Months later, or days, or years…after a non-linear amount of time had passed, I was working in the yard one morning and I saw his face in the passenger side of a vehicle that drove away from the school in our riverside town. I didn’t know if he’d seen me, but I remembered at once the evening we’d spent after the Book Awards the time the Queen came to Saskatoon. I had the radio on, and as I turned the soil in another flowerbed, I didn’t notice my royal pilot walk through our front gate.

He called to me and as I turned my head, I saw him waving and the brilliance of his smile. He crossed the yard and hugged me. I felt his heart hammering in his chest. His scent was both spicy and dusty.

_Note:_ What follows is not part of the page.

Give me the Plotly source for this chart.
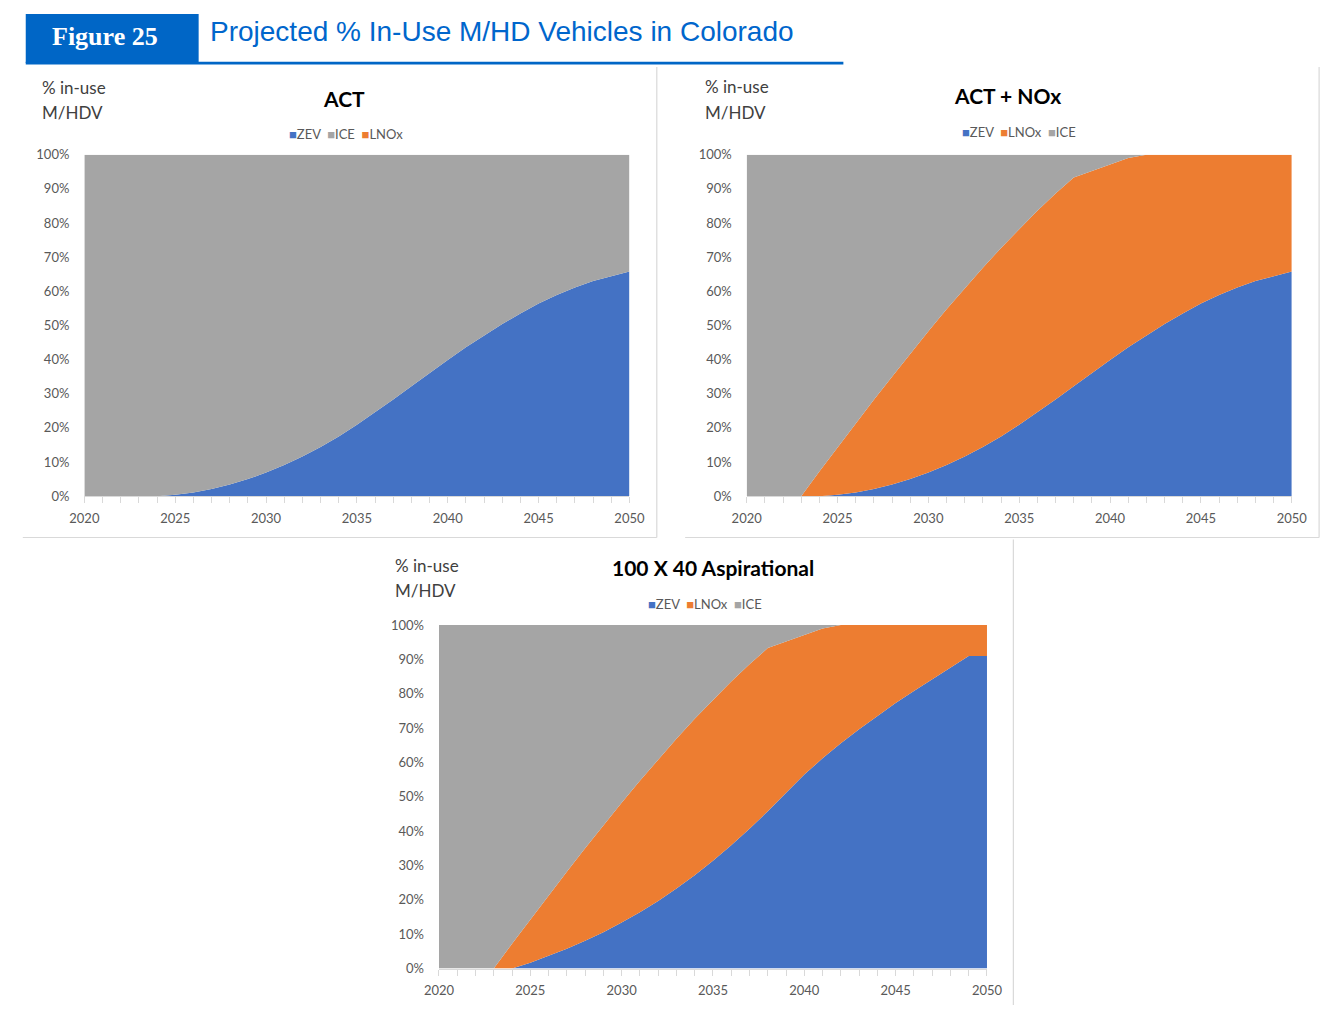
import plotly.graph_objects as go

W, H = 1340, 1013

# ---------------- data ----------------
years = list(range(2020, 2051))

act_zev = [0, 0, 0, 0, 0, 0.4, 1.1, 2.1, 3.4, 5.0, 6.9, 9.1, 11.6, 14.4, 17.5, 20.9,
           24.5, 28.3, 32.2, 36.1, 39.9, 43.6, 47.1, 50.4, 53.5, 56.4, 58.9, 61.1, 63.0, 64.5, 65.8]
act_ice = [100, 100, 100, 100, 100, 99.6, 98.9, 97.9, 96.6, 95.0, 93.1, 90.9, 88.4, 85.6, 82.5, 79.1,
           75.5, 71.7, 67.8, 63.9, 60.1, 56.4, 52.9, 49.6, 46.5, 43.6, 41.1, 38.9, 37.0, 35.5, 34.2]
act_lnox = [0] * 31

nox_zev = [0, 0, 0, 0, 0, 0.4, 1.1, 2.1, 3.4, 5.0, 6.9, 9.1, 11.6, 14.4, 17.5, 20.9,
           24.5, 28.3, 32.2, 36.1, 39.9, 43.6, 47.1, 50.4, 53.5, 56.4, 58.9, 61.1, 63.0, 64.5, 65.8]
nox_lnox = [0, 0, 0, 0, 7.2, 13.9, 20.2, 26.1, 31.6, 36.7, 41.4, 45.6, 49.3, 52.5, 55.2, 57.4,
            59.1, 60.3, 61.1, 59.1, 57.3, 55.4, 52.9, 49.6, 46.5, 43.6, 41.1, 38.9, 37.0, 35.5, 34.2]
nox_ice = [100, 100, 100, 100, 92.8, 85.7, 78.7, 71.8, 65.0, 58.3, 51.7, 45.3, 39.1, 33.1, 27.3, 21.7,
           16.4, 11.4, 6.7, 4.8, 2.8, 1.0, 0, 0, 0, 0, 0, 0, 0, 0, 0]

asp_zev = [0, 0, 0, 0, 0, 1.7, 3.7, 5.8, 8.1, 10.6, 13.4, 16.4, 19.7, 23.3, 27.2, 31.4,
           35.9, 40.7, 45.8, 51.2, 56.5, 61.2, 65.6, 69.7, 73.6, 77.3, 80.8, 84.2, 87.6, 91.0, 91.0]
asp_lnox = [0, 0, 0, 0, 7.2, 12.6, 17.6, 22.4, 26.9, 31.1, 34.9, 38.3, 41.2, 43.6, 45.5, 46.9,
            47.7, 47.9, 47.5, 44.0, 40.7, 37.8, 34.4, 30.3, 26.4, 22.7, 19.2, 15.8, 12.4, 9.0, 9.0]
asp_ice = [100, 100, 100, 100, 92.8, 85.7, 78.7, 71.8, 65.0, 58.3, 51.7, 45.3, 39.1, 33.1, 27.3, 21.7,
           16.4, 11.4, 6.7, 4.8, 2.8, 1.0, 0, 0, 0, 0, 0, 0, 0, 0, 0]

y_ticks = list(range(0, 101, 10))
y_ticktext = [f"{v}%" for v in y_ticks]

chart_titles = ["ACT", "ACT + NOx", "100 X 40 Aspirational"]

# ---------------- styles ----------------
BLUE, ORANGE, GRAY = "#4472C4", "#ED7D31", "#A5A5A5"
COLORS = {"ZEV": BLUE, "LNOx": ORANGE, "ICE": GRAY}
FONT = "Lato, 'Open Sans', sans-serif"
TICKCOL = "#595959"
AXCOL = "#D9D9D9"


def fx(p):
    return p / W


def fy(p):
    return 1 - p / H


panels = [
    dict(series=[("ZEV", act_zev), ("ICE", act_ice), ("LNOx", act_lnox)],
         box=(71, 629, 149, 496), lab=(26, 81, 106), title=(337, 92), leg=(339, 128)),
    dict(series=[("ZEV", nox_zev), ("LNOx", nox_lnox), ("ICE", nox_ice)],
         box=(749, 1307, 149, 496), lab=(704, 80, 106), title=(1016, 89), leg=(1028, 126)),
    dict(series=[("ZEV", asp_zev), ("LNOx", asp_lnox), ("ICE", asp_ice)],
         box=(434, 995, 627, 976), lab=(387, 566, 592), title=(715, 568), leg=(706, 606)),
]

fig = go.Figure()
annotations = []
shapes = []
layout_axes = {}

for i, p in enumerate(panels):
    k = "" if i == 0 else str(i + 1)
    for name, vals in p["series"]:
        fig.add_trace(go.Scatter(
            x=years, y=vals, name=name, mode="lines", stackgroup=f"s{i}",
            line=dict(width=0, color=COLORS[name]), fillcolor=COLORS[name],
            xaxis=f"x{k}", yaxis=f"y{k}", showlegend=False))
    x0, x1, y0, y1 = p["box"]
    layout_axes[f"xaxis{k}"] = dict(
        domain=[fx(x0), fx(x1)], anchor=f"y{k}", range=[2020, 2050],
        tickmode="linear", tick0=2020, dtick=5, tickformat="d",
        ticks="outside", ticklen=6, tickcolor=AXCOL, tickwidth=1,
        minor=dict(dtick=1, tick0=2020, ticks="outside", ticklen=6, tickcolor=AXCOL, showgrid=False),
        showline=True, linecolor=AXCOL, linewidth=1, showgrid=False, zeroline=False,
        tickfont=dict(family=FONT, size=13, color=TICKCOL), ticklabelstandoff=4, fixedrange=True)
    layout_axes[f"yaxis{k}"] = dict(
        domain=[fy(y1), fy(y0)], anchor=f"x{k}", range=[0, 100],
        tickmode="array", tickvals=y_ticks, ticktext=y_ticktext,
        showgrid=False, showline=False, zeroline=False, ticks="",
        tickfont=dict(family=FONT, size=13, color=TICKCOL), ticklabelstandoff=14, fixedrange=True)

    lx, ly1, ly2 = p["lab"]
    for txt, yy in (("% in-use", ly1), ("M/HDV", ly2)):
        annotations.append(dict(text=txt, x=fx(lx), y=fy(yy), xref="paper", yref="paper",
                                xanchor="left", yanchor="middle", showarrow=False,
                                font=dict(family=FONT, size=17, color="#404040")))
    tx, ty = p["title"]
    annotations.append(dict(text=f"<b>{chart_titles[i]}</b>", x=fx(tx), y=fy(ty), xref="paper", yref="paper",
                            xanchor="center", yanchor="middle", showarrow=False,
                            font=dict(family=FONT, size=21, color="#000000")))
    gx, gy = p["leg"]
    leg_txt = "  ".join(
        f'<span style="color:{COLORS[n]}; font-size:13px">■</span>{n}' for n, _ in p["series"])
    annotations.append(dict(text=leg_txt, x=fx(gx), y=fy(gy), xref="paper", yref="paper",
                            xanchor="center", yanchor="middle", showarrow=False,
                            font=dict(family=FONT, size=13, color=TICKCOL)))

# panel borders
for (xa, ya, xb, yb) in [(8, 538, 657, 538), (657, 60, 657, 538),
                         (686, 538, 1335, 538), (1335, 60, 1335, 538),
                         (1022, 540, 1022, 1013)]:
    shapes.append(dict(type="line", xref="paper", yref="paper", x0=fx(xa), y0=fy(ya), x1=fx(xb), y1=fy(yb),
                       line=dict(color=AXCOL, width=1.2)))

# header
HEAD_BLUE = "#0066C6"
shapes.append(dict(type="rect", xref="paper", yref="paper", x0=fx(11), x1=fx(188), y0=fy(56), y1=fy(6),
                   fillcolor=HEAD_BLUE, line=dict(width=0), layer="above"))
shapes.append(dict(type="rect", xref="paper", yref="paper", x0=fx(11), x1=fx(848), y0=fy(57.5), y1=fy(54.5),
                   fillcolor=HEAD_BLUE, line=dict(width=0), layer="above"))
annotations.append(dict(text="<b>Figure 25</b>", x=fx(92), y=fy(29), xref="paper", yref="paper",
                        xanchor="center", yanchor="middle", showarrow=False,
                        font=dict(family="Liberation Serif, serif", size=26, color="white")))
annotations.append(dict(text="Projected % In-Use M/HD Vehicles in Colorado", x=fx(198), y=fy(24),
                        xref="paper", yref="paper", xanchor="left", yanchor="middle", showarrow=False,
                        font=dict(family="Liberation Sans, Arial, sans-serif", size=28, color="#0066CC")))

fig.update_layout(
    width=W, height=H, margin=dict(l=0, r=0, t=0, b=0),
    paper_bgcolor="white", plot_bgcolor="white",
    annotations=annotations, shapes=shapes, showlegend=False, **layout_axes)

fig.write_html("out.html", post_script="document.body.style.margin='0';")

The royal pilot sat in my front yard and talked about gardening, and gaming, and the time we’d jammed out on the book awards to visit our mutual friends. It wasn’t until I was about to introduce him to His Nibs that I realised I didn’t know his name (I didn’t know the pilot’s name; I was well aware of His Nibs’ name). I thought at first I may have forgotten it, but then understood I’d never known the pilot’s name. I pointed to His Nibs and said, “This is my husband, His Nibs!” And His Nibs looked expectantly at me. I pointedly looked away.

The pilot offered his hand, smiled, and said, “I’m Joachim.”

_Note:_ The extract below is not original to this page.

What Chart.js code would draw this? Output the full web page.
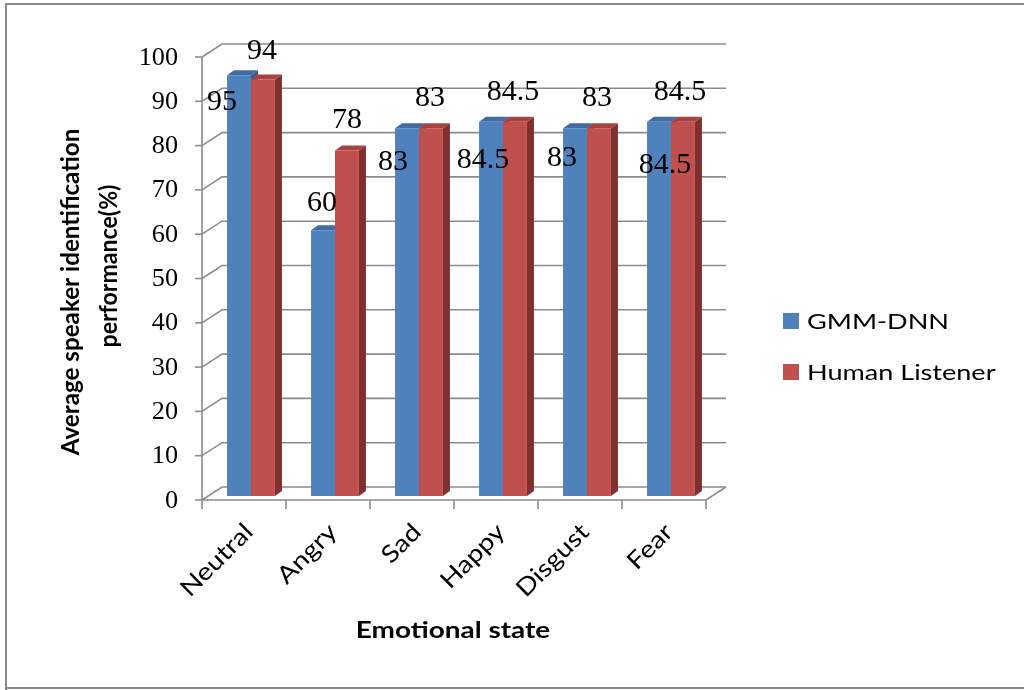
<!DOCTYPE html>
<html><head><meta charset="utf-8">
<script src="https://cdn.jsdelivr.net/npm/chart.js@4.4.0/dist/chart.umd.min.js"></script>
<style>html,body{margin:0;padding:0;background:#fff;overflow:hidden}canvas{position:absolute;left:0;top:0}</style>
</head><body>
<canvas id="c" width="1024" height="690"></canvas>
<script>
const categories = ['Neutral', 'Angry', 'Sad', 'Happy', 'Disgust', 'Fear'];
const gmmDnn = [95, 60, 83, 84.5, 83, 84.5];
const humanListener = [94, 78, 83, 84.5, 83, 84.5];
const seriesNames = ['GMM-DNN', 'Human Listener'];
const yTitleLines = ['Average speaker identification', 'performance(%)'];
const xTitle = 'Emotional state';

const frontColors = ['#4F81BD', '#C0504D'];
const topColors = ['#3E6CA3', '#A9423F'];
const sideColors = ['#385D8A', '#7F302E'];
const gridColor = '#8C8C8C';
const WALL = {dx: 20, dy: -13};
const BAR_SHIFT = {dx: 7, dy: -4};
const BAR_DEPTH = {dx: 7, dy: -5};
// label offsets (relative to bar top centre) per series, per category
const labelOffsets = [
  [[-17, 27], [-1, -27], [-14, 34], [-8, 38], [-13, 30], [6, 43]],
  [[-1, -28], [0, -30], [-1, -30], [-2, -30], [-2, -30], [-3, -30]]
];
const SERIF = '"Liberation Serif", "Times New Roman", serif';
const SANS = 'Lato, "Liberation Sans", sans-serif';

// draw text with optional rotation and stretch (sx along text, sy across)
function drawText(ctx, txt, x, y, opts) {
  ctx.save();
  ctx.translate(x, y);
  if (opts.rot) ctx.rotate(opts.rot);
  ctx.scale(opts.sx || 1, opts.sy || 1);
  ctx.font = opts.font;
  ctx.textAlign = opts.align || 'left';
  ctx.textBaseline = opts.baseline || 'middle';
  ctx.fillStyle = opts.color || '#000';
  ctx.fillText(txt, 0, 0);
  ctx.restore();
}

const threeD = {
  id: 'threeD',
  beforeDraw(chart) {
    const ctx = chart.ctx;
    ctx.save();
    ctx.fillStyle = '#fff';
    ctx.fillRect(0, 0, chart.width, chart.height);
    ctx.strokeStyle = '#8A8A8A';
    ctx.lineWidth = 2;
    ctx.beginPath();
    ctx.moveTo(6, 690); ctx.lineTo(6, 4); ctx.lineTo(1030, 4);
    ctx.moveTo(6, 688); ctx.lineTo(1030, 688);
    ctx.stroke();
    ctx.restore();
  },
  beforeDatasetsDraw(chart) {
    const ctx = chart.ctx;
    const xs = chart.scales.x, ys = chart.scales.y;
    const xL = xs.left, xR = xs.right;
    const y0 = ys.getPixelForValue(0);
    ctx.save();
    ctx.strokeStyle = gridColor;
    ctx.lineWidth = 1.6;
    ys.ticks.forEach(t => {
      const yy = ys.getPixelForValue(t.value);
      ctx.beginPath();
      ctx.moveTo(xL, yy);
      ctx.lineTo(xL + WALL.dx, yy + WALL.dy);
      ctx.lineTo(xR + WALL.dx, yy + WALL.dy);
      ctx.stroke();
      ctx.beginPath();
      ctx.moveTo(xL - 7, yy); ctx.lineTo(xL, yy); ctx.stroke();
    });
    ctx.beginPath();
    ctx.moveTo(xL, y0); ctx.lineTo(xR, y0); ctx.lineTo(xR + WALL.dx, y0 + WALL.dy);
    ctx.stroke();
    ctx.beginPath();
    ctx.moveTo(xL, ys.getPixelForValue(ys.max)); ctx.lineTo(xL, y0); ctx.stroke();
    const n = categories.length, step = (xR - xL) / n;
    for (let i = 0; i <= n; i++) {
      ctx.beginPath();
      ctx.moveTo(xL + i * step, y0); ctx.lineTo(xL + i * step, y0 + 9); ctx.stroke();
    }
    ctx.restore();

    // y tick labels
    ys.ticks.forEach(t => {
      drawText(ctx, String(t.value), xL - 24, ys.getPixelForValue(t.value) + 1,
        {font: '25px ' + SERIF, align: 'right', sx: 1.05});
    });
    // x category labels
    categories.forEach((c, i) => {
      const cx = xs.getPixelForValue(i);
      drawText(ctx, c, cx + 5, y0 + 28, {font: '24px ' + SANS, align: 'right', rot: -Math.PI / 4, sx: 1.16});
    });
    // axis titles
    drawText(ctx, xTitle, 453, 631, {font: 'bold 22px ' + SANS, align: 'center', sx: 1.27});
    drawText(ctx, yTitleLines[0], 71, 292, {font: 'bold 22px ' + SANS, align: 'center', rot: -Math.PI / 2, sx: 1.1, sy: 1.12});
    drawText(ctx, yTitleLines[1], 109, 266, {font: 'bold 22px ' + SANS, align: 'center', rot: -Math.PI / 2, sx: 1.05, sy: 1.12});
    // legend
    seriesNames.forEach((s, i) => {
      const ly = 321 + i * 51;
      ctx.fillStyle = frontColors[i];
      ctx.fillRect(783, ly - 8, 16, 16);
      drawText(ctx, s, 807, ly + 1, {font: '22px ' + SANS, sx: 1.23});
    });

    // 3D faces of bars (side + top), drawn shifted, before the fronts
    ctx.save();
    ctx.translate(BAR_SHIFT.dx, BAR_SHIFT.dy);
    chart.data.datasets.forEach((ds, di) => {
      chart.getDatasetMeta(di).data.forEach(bar => {
        const L = bar.x - bar.width / 2, R = bar.x + bar.width / 2;
        const T = bar.y, B = bar.base;
        ctx.fillStyle = sideColors[di];
        ctx.beginPath();
        ctx.moveTo(R, T); ctx.lineTo(R + BAR_DEPTH.dx, T + BAR_DEPTH.dy);
        ctx.lineTo(R + BAR_DEPTH.dx, B + BAR_DEPTH.dy); ctx.lineTo(R, B);
        ctx.closePath(); ctx.fill();
        ctx.fillStyle = topColors[di];
        ctx.beginPath();
        ctx.moveTo(L, T); ctx.lineTo(R, T);
        ctx.lineTo(R + BAR_DEPTH.dx, T + BAR_DEPTH.dy); ctx.lineTo(L + BAR_DEPTH.dx, T + BAR_DEPTH.dy);
        ctx.closePath(); ctx.fill();
      });
    });
  },
  afterDatasetsDraw(chart) {
    const ctx = chart.ctx;
    ctx.restore();
    chart.data.datasets.forEach((ds, di) => {
      chart.getDatasetMeta(di).data.forEach((bar, i) => {
        const off = labelOffsets[di][i];
        drawText(ctx, String(ds.data[i]), bar.x + BAR_SHIFT.dx + off[0], bar.y + BAR_SHIFT.dy + off[1],
          {font: '30px ' + SERIF, align: 'center'});
      });
    });
  }
};

new Chart(document.getElementById('c'), {
  type: 'bar',
  data: {
    labels: categories,
    datasets: [
      {label: seriesNames[0], data: gmmDnn, backgroundColor: frontColors[0], clip: false},
      {label: seriesNames[1], data: humanListener, backgroundColor: frontColors[1], clip: false}
    ]
  },
  options: {
    responsive: false,
    devicePixelRatio: 1,
    animation: false,
    events: [],
    layout: {padding: {left: 202, right: 318, top: 57, bottom: 190}},
    datasets: {bar: {barPercentage: 1, categoryPercentage: 0.57}},
    scales: {
      x: {display: false, offset: true},
      y: {display: false, min: 0, max: 100, ticks: {stepSize: 10}}
    },
    plugins: {legend: {display: false}, tooltip: {enabled: false}, title: {display: false}}
  },
  plugins: [threeD]
});
</script>
</body></html>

It wasn’t until after His Nibs had gone to work that I realised that he (His Nibs) was actually a woman, and had spread our deep plum velvet bedspread out on a pile of leaves so that Joachim the Royal Pilot and I could recline together. The leaves were vivid gold and red, as were the leaves in the trees, because it was suddenly autumn.

This is when the dream got *really* weird.

I told Joachim the Royal Pilot that the name Andrew would have suited him better, or perhaps Peter. And then I did not kiss him.